Other fun tasks include one student describing a photo from their memory or imagination, and then the next student trying to repeat what they just heard.

You can also do the similar activity of a picture dictation, where one student explains and the other draws what is being explained. This provides intensive communicative practice of “in the top left corner”, “next to”, etc, but is probably too time consuming, too different from the real task and too unlike real-life communication to be worth doing unless students are really focused on this.

Another similar super-intensive task, but involving both students speaking, is them explaining similar photos without showing them to each other until they find all the similarities and/ or differences.

Simpler but more effective activities include students listening to their partner describe an exam-style photo for 45 seconds and then trying to add as much extra info/ language as they can that wasn’t in their partner’s presentation.
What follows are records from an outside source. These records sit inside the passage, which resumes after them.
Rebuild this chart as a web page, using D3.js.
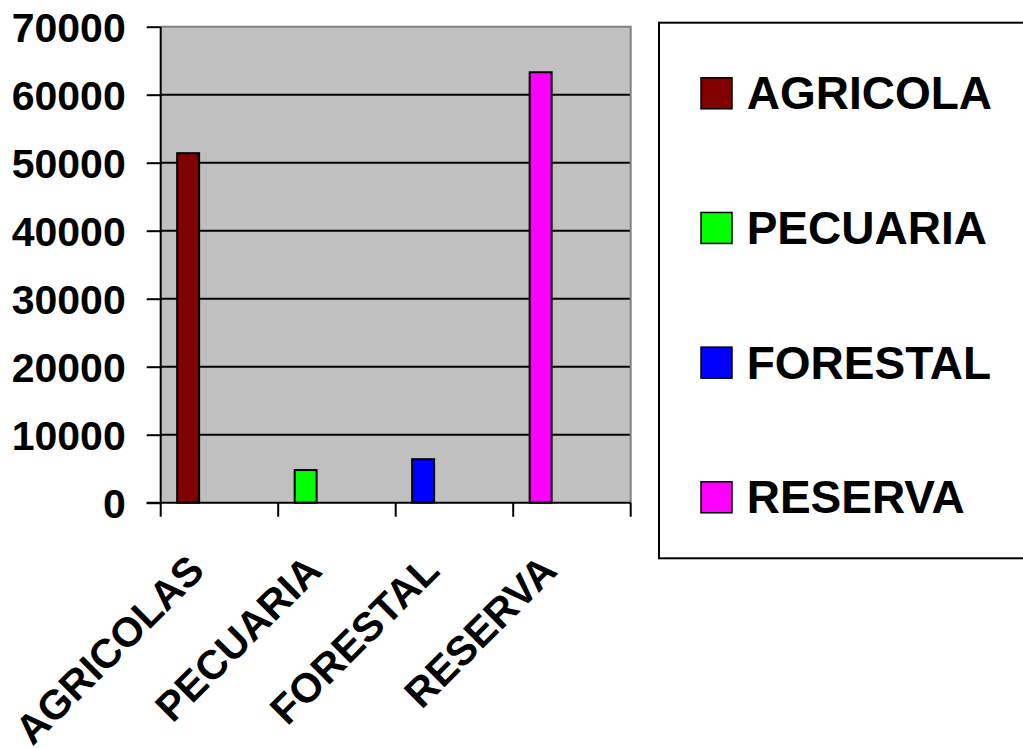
<!DOCTYPE html>
<html>
<head>
<meta charset="utf-8">
<script src="https://cdn.jsdelivr.net/npm/d3@7"></script>
<style>
  html, body { margin: 0; padding: 0; background: #fff; }
  svg { display: block; }
  text { font-family: "Liberation Sans", Arial, sans-serif; font-weight: bold; }
</style>
</head>
<body>
<svg id="chart" width="1023" height="748"></svg>
<script>
// ---- data ----
const categories = ["AGRICOLAS", "PECUARIA", "FORESTAL", "RESERVA"];
const seriesNames = ["AGRICOLA", "PECUARIA", "FORESTAL", "RESERVA"];
const values = [51400, 4800, 6400, 63300];
const colors = ["#800000", "#00FF00", "#0000FF", "#FF00FF"];
const yTicks = [0, 10000, 20000, 30000, 40000, 50000, 60000, 70000];

// ---- layout ----
const W = 1023, H = 748;
const plot = { left: 160.7, right: 630.7, top: 26.7, bottom: 502.7 };
const svg = d3.select("#chart");

const x = d3.scaleBand().domain(categories).range([plot.left, plot.right]).padding(0);
const y = d3.scaleLinear().domain([0, 70000]).range([plot.bottom, plot.top]);
const bw = x.bandwidth();

// plot background
svg.append("rect")
  .attr("x", plot.left).attr("y", plot.top)
  .attr("width", plot.right - plot.left).attr("height", plot.bottom - plot.top)
  .attr("fill", "#C0C0C0");

// gridlines
svg.append("g").selectAll("line")
  .data(yTicks.filter(t => t > 0 && t < 70000))
  .join("line")
  .attr("x1", plot.left).attr("x2", plot.right)
  .attr("y1", d => y(d)).attr("y2", d => y(d))
  .attr("stroke", "#000").attr("stroke-width", 2);

// top & right border (gray)
svg.append("path")
  .attr("d", `M${plot.left},${plot.top}H${plot.right}V${plot.bottom}`)
  .attr("fill", "none").attr("stroke", "#808080").attr("stroke-width", 2);

// bars
svg.append("g").selectAll("rect")
  .data(values.map((v, i) => ({ cat: categories[i], v, c: colors[i] })))
  .join("rect")
  .attr("x", d => x(d.cat) + bw * 0.14)
  .attr("width", bw * 0.187)
  .attr("y", d => y(d.v))
  .attr("height", d => y(0) - y(d.v))
  .attr("fill", d => d.c)
  .attr("stroke", "#000").attr("stroke-width", 2);

// y axis
const yAxis = svg.append("g")
  .attr("transform", `translate(${plot.left},0)`)
  .call(d3.axisLeft(y).tickValues(yTicks).tickFormat(d3.format("d")).tickSize(14).tickPadding(21));
yAxis.select(".domain").attr("stroke", "#000").attr("stroke-width", 2)
  .attr("d", `M0,${plot.top}V${plot.bottom}`);
yAxis.selectAll(".tick line").attr("stroke", "#000").attr("stroke-width", 2);
yAxis.selectAll(".tick text")
  .attr("font-size", 41).attr("font-family", "'Liberation Sans', Arial, sans-serif")
  .attr("font-weight", "bold").attr("fill", "#000").attr("dy", "0.36em");

// x axis
const xAxis = svg.append("g")
  .attr("transform", `translate(0,${plot.bottom})`);
xAxis.append("line")
  .attr("x1", plot.left - 14).attr("x2", plot.right)
  .attr("y1", 0).attr("y2", 0)
  .attr("stroke", "#000").attr("stroke-width", 2);
const boundaries = categories.map(c => x(c)).concat([x(categories[categories.length - 1]) + bw]);
xAxis.selectAll("line.tk").data(boundaries).join("line")
  .attr("class", "tk")
  .attr("x1", d => d).attr("x2", d => d)
  .attr("y1", 0).attr("y2", 14)
  .attr("stroke", "#000").attr("stroke-width", 2);

// x labels rotated
svg.append("g").selectAll("text")
  .data(categories)
  .join("text")
  .attr("transform", d => `translate(${x(d) + bw / 2 - 13},${plot.bottom + 70}) rotate(-45)`)
  .attr("text-anchor", "end")
  .attr("font-size", 41)
  .attr("fill", "#000")
  .text(d => d);

// legend
const legend = svg.append("g");
legend.append("rect")
  .attr("x", 659).attr("y", 22.7)
  .attr("width", 400).attr("height", 558.3 - 22.7)
  .attr("fill", "#fff").attr("stroke", "#000").attr("stroke-width", 2);
const legY = d3.scalePoint().domain(seriesNames).range([109.3, 513.3]);
const items = legend.selectAll("g.item").data(seriesNames).join("g")
  .attr("class", "item")
  .attr("transform", d => `translate(0,${legY(d)})`);
items.append("rect")
  .attr("x", 701).attr("y", -31.5)
  .attr("width", 31).attr("height", 31)
  .attr("fill", (d, i) => colors[i])
  .attr("stroke", "#000").attr("stroke-width", 1.5);
items.append("text")
  .attr("x", 746.7).attr("y", 0)
  .attr("font-size", 46).attr("fill", "#000")
  .text(d => d);
</script>
</body>
</html>
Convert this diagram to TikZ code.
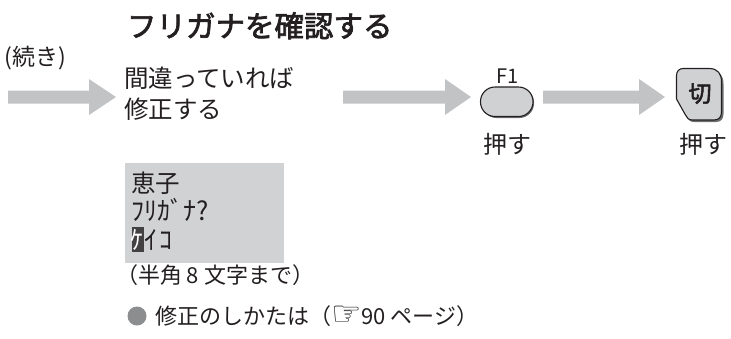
\documentclass[tikz,border=0pt]{standalone}
\usepackage{fontspec}
\setmainfont{Noto Sans CJK JP}
\newfontfamily\titlefont[FakeBold=2.4]{Noto Sans CJK JP}
\newfontfamily\symfont{DejaVu Sans}
\definecolor{ink}{HTML}{231F20}
\definecolor{arrowgray}{HTML}{C2C3C5}
\definecolor{lcdgray}{HTML}{D1D2D4}
\definecolor{keygray}{HTML}{D0D1D3}
\definecolor{shadowgray}{HTML}{6D6E70}
\definecolor{bulletgray}{HTML}{8C8D8F}
\begin{document}
\begin{tikzpicture}[x=1pt,y=-1pt,
  txt/.style={inner sep=0pt,outer sep=0pt,anchor=base west,text=ink,font=\fontsize{24.5}{28}\selectfont},
  ctxt/.style={inner sep=0pt,outer sep=0pt,anchor=base,text=ink,font=\fontsize{24}{28}\selectfont},
  lcdtxt/.style={inner sep=0pt,outer sep=0pt,anchor=base west,text=ink,font=\fontsize{26}{28}\selectfont},
  flowarrow/.style={fill=arrowgray,draw=none},
  keyface/.style={fill=keygray,draw=ink,line width=1.1pt},
  keyshadow/.style={fill=shadowgray,draw=none}]
\useasboundingbox (0,0) rectangle (731,338);

% title
\node[txt,font=\fontsize{29.5}{32}\titlefont] (title) at (127,37) {フリガナを確認する};
\node[txt,font=\fontsize{23}{26}\selectfont] (cont) at (5,65) {(続き)};

% arrow 1
\coordinate (a1s) at (8,97);
\fill[flowarrow] (a1s) ++(0,-6.5) -- ++(81,0) -- ++(0,-11.5) -- ++(27,18) -- ++(-27,18) -- ++(0,-11.5) -- ++(-81,0) -- cycle;

% step text
\node[txt] (s1) at (124,87) {間違っていれば};
\node[txt] (s2) at (124,118) {修正する};

% arrow 2
\coordinate (a2s) at (343,97);
\fill[flowarrow] (a2s) ++(0,-6.5) -- ++(102,0) -- ++(0,-11.5) -- ++(26,18) -- ++(-26,18) -- ++(0,-11.5) -- ++(-102,0) -- cycle;

% F1 key
\coordinate (f1c) at (507,102);
\fill[keyshadow,rounded corners=14.5pt] (482,88) rectangle (534,118);
\draw[keyface,rounded corners=14.5pt] (480.5,87) rectangle (533,116.5);
\node[ctxt,font=\fontsize{20}{22}\selectfont] (f1) at (508,83) {F1};
\node[ctxt] (push1) at (507,153) {押す};

% arrow 3
\coordinate (a3s) at (543,97);
\fill[flowarrow] (a3s) ++(0,-6.5) -- ++(96,0) -- ++(0,-11.5) -- ++(26,18) -- ++(-26,18) -- ++(0,-11.5) -- ++(-96,0) -- cycle;

% off key
\fill[keyshadow] (685,70.5) -- (711,70.5) .. controls (720,70.5) and (723.5,76) .. (723.5,84) -- (723.5,114) .. controls (723.5,119) and (721,122) .. (716,122) -- (694,122) .. controls (690,122) and (688.5,120) .. (687,117) -- (679,101) -- (678.5,78) .. controls (678.5,73) and (681,70.5) .. (685,70.5) -- cycle;
\draw[keyface] (683.5,68.5) -- (709,68.5) .. controls (718,68.5) and (721.5,74) .. (721.5,82) -- (721.5,112) .. controls (721.5,117) and (719,120) .. (714,120) -- (692.5,120) .. controls (688.5,120) and (687,118) .. (685.5,115) -- (676.5,99) -- (676.5,76) .. controls (676.5,71) and (679,68.5) .. (683.5,68.5) -- cycle;
\node[ctxt,font=\fontsize{23}{26}\titlefont] (offkey) at (700,102) {切};
\node[ctxt] (push2) at (703,153) {押す};

% LCD
\fill[lcdgray] (125,163) rectangle (284,263);
\fill[ink!85] (131.5,227) rectangle (143.5,252);
\node[txt] (lcd1) at (131,192) {恵子};
\node[lcdtxt] (lcd2) at (131,220) {ﾌﾘｶﾞﾅ?};
\node[lcdtxt,text=white] (lcd3a) at (130.5,249) {ｹ};
\node[lcdtxt] (lcd3b) at (144.5,249) {ｲ};
\node[lcdtxt] (lcd3c) at (159.5,249) {ｺ};

% notes
\node[txt,font=\fontsize{22}{24}\selectfont] (note1) at (116,283) {（半角 8 文字まで）};
\fill[bulletgray] (137,316) circle (9.5);
\node[txt,font=\fontsize{22}{24}\selectfont] (note2) at (155,324) {修正のしかたは（\raisebox{-1pt}{\symfont\fontsize{34}{34}\selectfont ☞}90 ページ）};
\end{tikzpicture}
\end{document}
They can then compete to make as many different personal experience and opinion questions on the same topic for each other as they can.

To make them monitor their own and their partner’s speaking more carefully, you can also play Aptis Speaking Part Two Meeting Criteria game. For the photos part, give each student just one photo to speak about. After they speak for exactly 45 seconds, their partner decides how many criteria they met from a list like:

  • started straightaway
  • described the person
  • described the background/ setting
  • guessed/ speculated
  • didn’t repeat/ used a wide range of different language
  • spoke right up to or past the time limit

They then get that many photos to be able to choose from in the next round, e.g. three photos if they did half of the things above.

Something similar can also be done with the questions, with students being given one question stem like “Do you agree that…?” and getting more question stems for the next round depending on what criteria they meet, such as “gave a clearly strong or clearly weak opinion” and “gave a reason for your opinion”.